Jerusha's testimony against her uncle revealed for the first time that she too was sexually assaulted by Jeffs, the leader of a radical polygamist sect of Mormonism known as the Fundamentalist Church of Jesus Christ of the Latter Day Saints (FLDS).
A Texas jury found Jeffs guilty Aug. 4 of forcing two teenage girls into "spiritual marriage," and fathering a child with one of them when she was 15.
He was sentenced on Tuesday to life in prison with no chance of parole for 45 years. Jeffs, 55, must serve at least 35 years of a life sentence on one of the child-sex charges, and at least 10 years on the other.
Jerusha, who grew up in the FLDS church, revealed in court for the first time that Jeffs raped her when she was a 7-year-old, second-grade student in the Utah elementary school where he served as principal.
"Warren told me to come sit on his lap and I didn't know why," she tearfully recalled to ABC News. "He said, 'You're a special girl' and that he would help me to go heaven.
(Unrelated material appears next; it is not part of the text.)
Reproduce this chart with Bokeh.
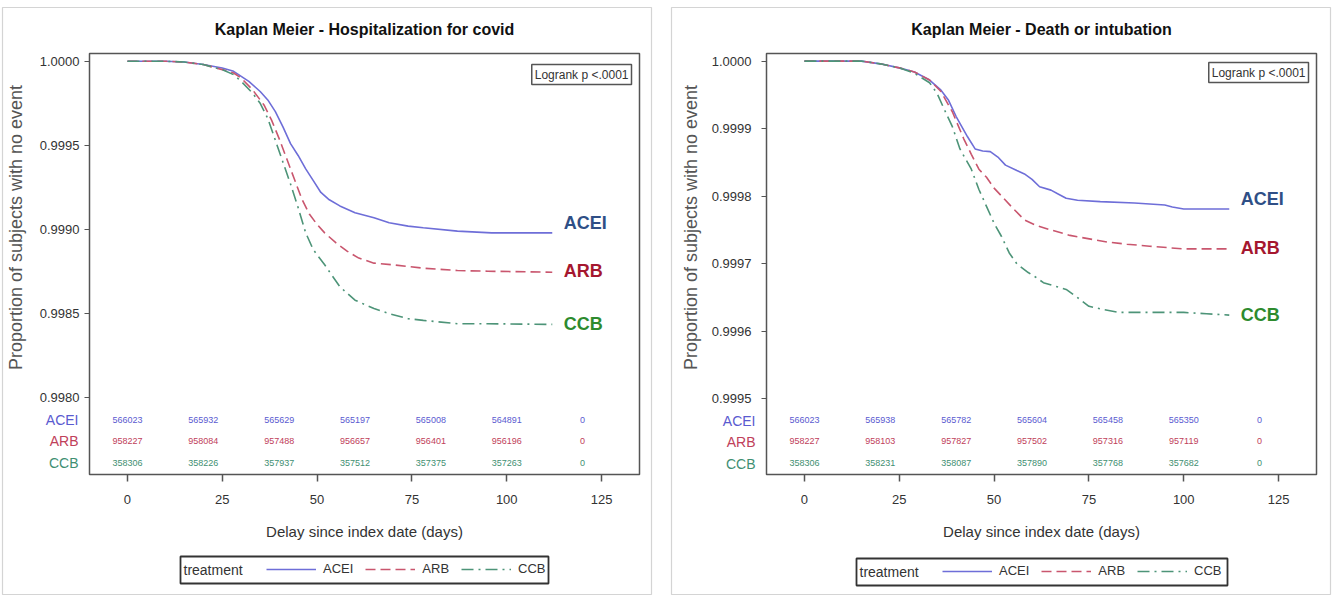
import math
from bokeh.plotting import figure
from bokeh.layouts import row, column
from bokeh.models import (FixedTicker, NumeralTickFormatter, Label, Legend, LegendItem, Range1d)
from bokeh.core.properties import value
from bokeh.embed import file_html
from bokeh.resources import INLINE

# ---------------- data ----------------
groups = ["ACEI", "ARB", "CCB"]
atrisk_days = [0, 20, 40, 60, 80, 100, 120]
x_ticks = [0, 25, 50, 75, 100, 125]

# Panel 1: Hospitalization for covid
hosp_acei_days = [0, 10, 15, 20, 25, 28, 30, 32, 35, 37, 39, 41, 43, 45, 47, 49, 51, 53, 56, 60, 65, 69, 74, 78, 87, 96, 105, 112]
hosp_acei_surv = [1.0, 1.0, 0.999995, 0.99998, 0.99996, 0.99994, 0.99991, 0.99988, 0.99982, 0.99977, 0.99970, 0.99961,
                  0.99951, 0.99944, 0.99936, 0.99929, 0.99922, 0.99918, 0.99914, 0.99910, 0.99907, 0.99904, 0.99902,
                  0.99901, 0.99899, 0.99898, 0.99898, 0.99898]
hosp_arb_days = [0, 10, 15, 20, 25, 28, 30, 33, 36, 38, 40, 42, 44, 46, 48, 50, 52, 55, 58, 61, 65, 70, 78, 87, 95, 112]
hosp_arb_surv = [1.0, 1.0, 0.999995, 0.99998, 0.99995, 0.99993, 0.99990, 0.99983, 0.99974, 0.99965, 0.99954, 0.99942,
                 0.99930, 0.99918, 0.99909, 0.99903, 0.99898, 0.99892, 0.99887, 0.99883, 0.99880, 0.99879, 0.99877,
                 0.998756, 0.998752, 0.998746]
hosp_ccb_days = [0, 10, 15, 20, 25, 28, 30, 33, 35, 37, 39, 41, 43, 45, 47, 49, 52, 56, 60, 65, 69, 74, 78, 87, 95, 112]
hosp_ccb_surv = [1.0, 1.0, 0.999995, 0.99998, 0.99995, 0.99992, 0.99988, 0.99981, 0.99975, 0.99966, 0.99953, 0.99940,
                 0.99927, 0.99913, 0.99898, 0.99888, 0.99879, 0.99866, 0.99858, 0.99853, 0.99850, 0.99847, 0.99846,
                 0.99844, 0.99844, 0.998436]
hosp_atrisk_acei = [566023, 565932, 565629, 565197, 565008, 564891, 0]
hosp_atrisk_arb = [958227, 958084, 957488, 956657, 956401, 956196, 0]
hosp_atrisk_ccb = [358306, 358226, 357937, 357512, 357375, 357263, 0]
hosp_y_ticks = [0.9980, 0.9985, 0.9990, 0.9995, 1.0000]

# Panel 2: Death or intubation
death_acei_days = [0, 15, 20, 25, 29, 33, 36, 38, 40, 43, 45, 47, 49, 51, 53, 56, 58, 60, 62, 65, 67, 69, 72, 78, 87, 95, 97, 100, 112]
death_acei_surv = [1.0, 1.0, 0.999996, 0.99999, 0.999984, 0.999972, 0.999957, 0.999942, 0.999918, 0.999888, 0.99987,
                   0.999867, 0.999866, 0.999858, 0.999846, 0.999838, 0.999833, 0.999825, 0.999814, 0.999809, 0.999803,
                   0.999797, 0.999794, 0.999792, 0.99979, 0.999787, 0.999784, 0.999781, 0.999781]
death_arb_days = [0, 15, 20, 25, 29, 33, 36, 39, 42, 44, 46, 48, 50, 52, 55, 58, 61, 65, 70, 74, 80, 85, 91, 100, 112]
death_arb_surv = [1.0, 1.0, 0.999996, 0.99999, 0.999984, 0.999972, 0.999955, 0.999925, 0.999885, 0.999862, 0.99984,
                  0.999828, 0.999812, 0.9998, 0.999782, 0.999765, 0.999757, 0.99975, 0.999742, 0.999738, 0.999732,
                  0.999729, 0.999726, 0.999722, 0.999722]
death_ccb_days = [0, 15, 20, 25, 29, 33, 35, 37, 39, 41, 44, 46, 48, 50, 52, 54, 56, 59, 61, 63, 66, 69, 72, 75, 79, 83, 100, 106, 112]
death_ccb_surv = [1.0, 1.0, 0.999996, 0.99999, 0.999982, 0.999968, 0.999952, 0.999927, 0.999903, 0.99987, 0.99984,
                  0.99981, 0.999785, 0.99976, 0.99974, 0.999716, 0.9997, 0.999687, 0.99968, 0.999672, 0.999667,
                  0.999662, 0.99965, 0.999637, 0.999632, 0.999628, 0.999628, 0.999626, 0.999624]
death_atrisk_acei = [566023, 565938, 565782, 565604, 565458, 565350, 0]
death_atrisk_arb = [958227, 958103, 957827, 957502, 957316, 957119, 0]
death_atrisk_ccb = [358306, 358231, 358087, 357890, 357768, 357682, 0]
death_y_ticks = [0.9995, 0.9996, 0.9997, 0.9998, 0.9999, 1.0000]

# ---------------- styles ----------------
FONT = "Liberation Sans"
W, H = 1332, 598
line_colors = {"ACEI": "#6e6ed8", "ARB": "#c9566e", "CCB": "#4d9478"}
line_dash = {"ACEI": "solid", "ARB": "10 5", "CCB": "12 5 2 5"}
risk_colors = {"ACEI": "#5a5ad0", "ARB": "#c0405a", "CCB": "#3f8f72"}
end_colors = {"ACEI": "#2f4f86", "ARB": "#a5172f", "CCB": "#2e8b2e"}
end_offsets = {"ACEI": -10, "ARB": -1, "CCB": 0}
risk_rows_px = {"ACEI": 55, "ARB": 34, "CCB": 12}  # distance above frame bottom
TOP = 53


def make_panel(title, width, b_left, b_right, b_bottom, y_range, y_ticks, curves, atrisk, ylab_standoff):
    p = figure(width=width, height=H, output_backend="svg", toolbar_location=None,
               x_range=Range1d(-10, 135), y_range=Range1d(*y_range),
               min_border_left=b_left, min_border_right=b_right, min_border_top=TOP,
               min_border_bottom=b_bottom, background_fill_color="white",
               border_fill_color="white")
    p.title.text = title
    p.title.align = "center"
    p.title.text_font = FONT
    p.title.text_font_size = "16px"
    p.title.text_font_style = "bold"
    p.title.text_color = "#111111"
    p.title.standoff = 31
    p.grid.visible = False
    p.outline_line_color = "#555555"
    p.outline_line_width = 1.5

    xa = p.xaxis[0]
    xa.ticker = FixedTicker(ticks=x_ticks)
    xa.axis_label = "Delay since index date (days)"
    xa.axis_label_text_font = FONT
    xa.axis_label_text_font_size = "15px"
    xa.axis_label_text_font_style = "normal"
    xa.axis_label_text_color = "#333333"
    xa.axis_label_standoff = 16
    xa.major_label_text_font = FONT
    xa.major_label_text_font_size = "13px"
    xa.major_label_text_color = "#333333"
    xa.major_label_standoff = 13
    xa.major_tick_out = 7
    xa.major_tick_in = 0
    xa.minor_tick_out = 0
    xa.minor_tick_in = 0
    xa.axis_line_color = "#555555"
    xa.major_tick_line_color = "#555555"
    xa.major_tick_line_width = 1.5

    ya = p.yaxis[0]
    ya.ticker = FixedTicker(ticks=y_ticks)
    ya.formatter = NumeralTickFormatter(format="0.0000")
    ya.major_label_text_font = FONT
    ya.major_label_text_font_size = "13px"
    ya.major_label_text_color = "#333333"
    ya.major_label_standoff = ylab_standoff
    ya.major_tick_out = 5
    ya.major_tick_in = 0
    ya.minor_tick_out = 0
    ya.minor_tick_in = 0
    ya.axis_line_color = "#555555"
    ya.major_tick_line_color = "#555555"

    frame_h = H - TOP - b_bottom
    frame_w = width - b_left - b_right
    y0, y1 = y_range

    for g in groups:
        d, s = curves[g]
        p.line(d, s, line_color=line_colors[g], line_width=1.6, line_dash=line_dash[g])
        p.text(x=[d[-1] + 3], y=[s[-1]], text=[g], text_font=value(FONT), text_font_size="18px",
               text_font_style="bold", text_color=end_colors[g], text_align="left",
               text_baseline="middle", y_offset=end_offsets[g])

    # number-at-risk table inside the frame
    for g in groups:
        ry = y0 + risk_rows_px[g] / frame_h * (y1 - y0)
        p.text(x=atrisk_days, y=[ry] * len(atrisk_days), text=[str(v) for v in atrisk[g]],
               text_font=value(FONT), text_font_size="9px", text_color=risk_colors[g],
               text_align="center", text_baseline="middle")

    # logrank box
    p.add_layout(Label(x=frame_w - 8, y=frame_h - 11, x_units="screen", y_units="screen",
                       text="Logrank p <.0001", text_font=FONT, text_font_size="12px",
                       text_color="#333333", text_align="right", text_baseline="top",
                       border_line_color="#555555", border_line_width=1.5,
                       background_fill_color="white", padding=3))
    return p


p1 = make_panel("Kaplan Meier - Hospitalization for covid", 660, 89, 21, 124,
                (0.997544, 1.0000458), hosp_y_ticks,
                {"ACEI": (hosp_acei_days, hosp_acei_surv), "ARB": (hosp_arb_days, hosp_arb_surv),
                 "CCB": (hosp_ccb_days, hosp_ccb_surv)},
                {"ACEI": hosp_atrisk_acei, "ARB": hosp_atrisk_arb, "CCB": hosp_atrisk_ccb}, 5)
p2 = make_panel("Kaplan Meier - Death or intubation", 672, 106, 16, 122,
                (0.999388, 1.0000113), death_y_ticks,
                {"ACEI": (death_acei_days, death_acei_surv), "ARB": (death_arb_days, death_arb_surv),
                 "CCB": (death_ccb_days, death_ccb_surv)},
                {"ACEI": death_atrisk_acei, "ARB": death_atrisk_arb, "CCB": death_atrisk_ccb}, 10)

# ---------------- transparent overlay (pixel coordinates) for texts outside the plot frames ----------------
ov = figure(width=W, height=H, output_backend="svg", toolbar_location=None,
            x_range=Range1d(0, W), y_range=Range1d(H, 0),
            min_border=0, background_fill_alpha=0, border_fill_alpha=0,
            outline_line_color=None, margin=(-H, 0, 0, 0))
ov.axis.visible = False
ov.grid.visible = False

# panel borders
ov.quad(left=[2, 671], right=[651, 1330], top=[7, 7], bottom=[594, 594],
        fill_alpha=0, line_color="#d4d4d4", line_width=1.2)

panels = [
    dict(ylab_x=15, row_x=78, rows={"ACEI": 419, "ARB": 440, "CCB": 462},
         box=(180, 548, 556, 583), glyph_x=266),
    dict(ylab_x=690, row_x=755, rows={"ACEI": 420, "ARB": 441, "CCB": 463},
         box=(856, 1227, 558, 585), glyph_x=942),
]
for pn in panels:
    ov.text(x=[pn["ylab_x"]], y=[227], text=["Proportion of subjects with no event"],
            angle=math.pi / 2, text_font=value(FONT), text_font_size="18px",
            text_color="#555555", text_align="center", text_baseline="middle")
    for g in groups:
        ov.text(x=[pn["row_x"]], y=[pn["rows"][g]], text=[g], text_font=value(FONT),
                text_font_size="14px", text_color=risk_colors[g], text_align="right",
                text_baseline="middle")
    l, r, t, b = pn["box"]
    ov.quad(left=[l], right=[r], top=[t], bottom=[b], fill_color="white", fill_alpha=1,
            line_color="#333333", line_width=1.8)
    ov.text(x=[l + 3], y=[(t + b) / 2], text=["treatment"], text_font=value(FONT),
            text_font_size="14px", text_color="#333333", text_align="left", text_baseline="middle")
    items = []
    for g in groups:
        rr = ov.line(x=[math.nan, math.nan], y=[math.nan, math.nan], line_color=line_colors[g],
                     line_width=1.6, line_dash=line_dash[g])
        items.append(LegendItem(label=g, renderers=[rr]))
    legend = Legend(items=items, orientation="horizontal",
                    location=(pn["glyph_x"] - 4, H - b + 3),
                    label_text_font=FONT, label_text_font_size="13px", label_text_color="#333333",
                    glyph_width=50, glyph_height=14, label_standoff=7, spacing=12, padding=4,
                    margin=0, border_line_alpha=0, background_fill_alpha=0)
    ov.add_layout(legend, "center")

layout = column(row(p1, p2, spacing=0), ov, spacing=0)
open("out.html", "w").write(file_html(layout, INLINE))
And he had a certain way of making me feel like I was special and he told me I'll go to heaven if I, for sure, just don't tell anybody."
The pattern of abuse she suffered, manipulation and praise along with the rape, is what she told the jury about during the sentencing phase of Jeffs' trial.
"I just wish everybody could feel the feeling that I felt you know, all the people that he's hurt," she said. "I wish they could feel that same feeling."
Jerusha, now in her 20s and living in the Salt Lake City area, kept her story a secret for nearly two decades while her uncle went free and continued to lead his nearly 10,000 FLDS followers who consider him a prophet who serves as God's spokesman on Earth.
"All of his rules were to be obeyed," Jerusha said. "Nothing that he did was wrong, ever."
It was only when Jerusha watched the documentary "Sons of Perdition" about boys trying to escape the FLDS church, a radical offshoot of the mainstream Mormon Church, that her memories began to flood back.
"It just sent me right back to that day, but I couldn't remember myself," she told ABC. "I just remembering being hurt and it was gut-wrenching and I got up and I ran to the bathroom and started vomiting."
Jerusha told ABC News she grew up happily in the polygamous FLDS church, where her father had three wives and she grew up with 19 sisters and brothers.
"It was never a dull moment, ever," she said. "I mean I had a really great childhood."
But Jerusha, constrained by the isolation, eventually left the church and is now a mom herself, and in school to become a nurse.
She's also helping fellow former followers of her uncle through an organization called Holding Out HELP (Helping, Encouraging and Loving Polygamists) that provides resources and guidance to former FLDS members as they transition to life in the outside world.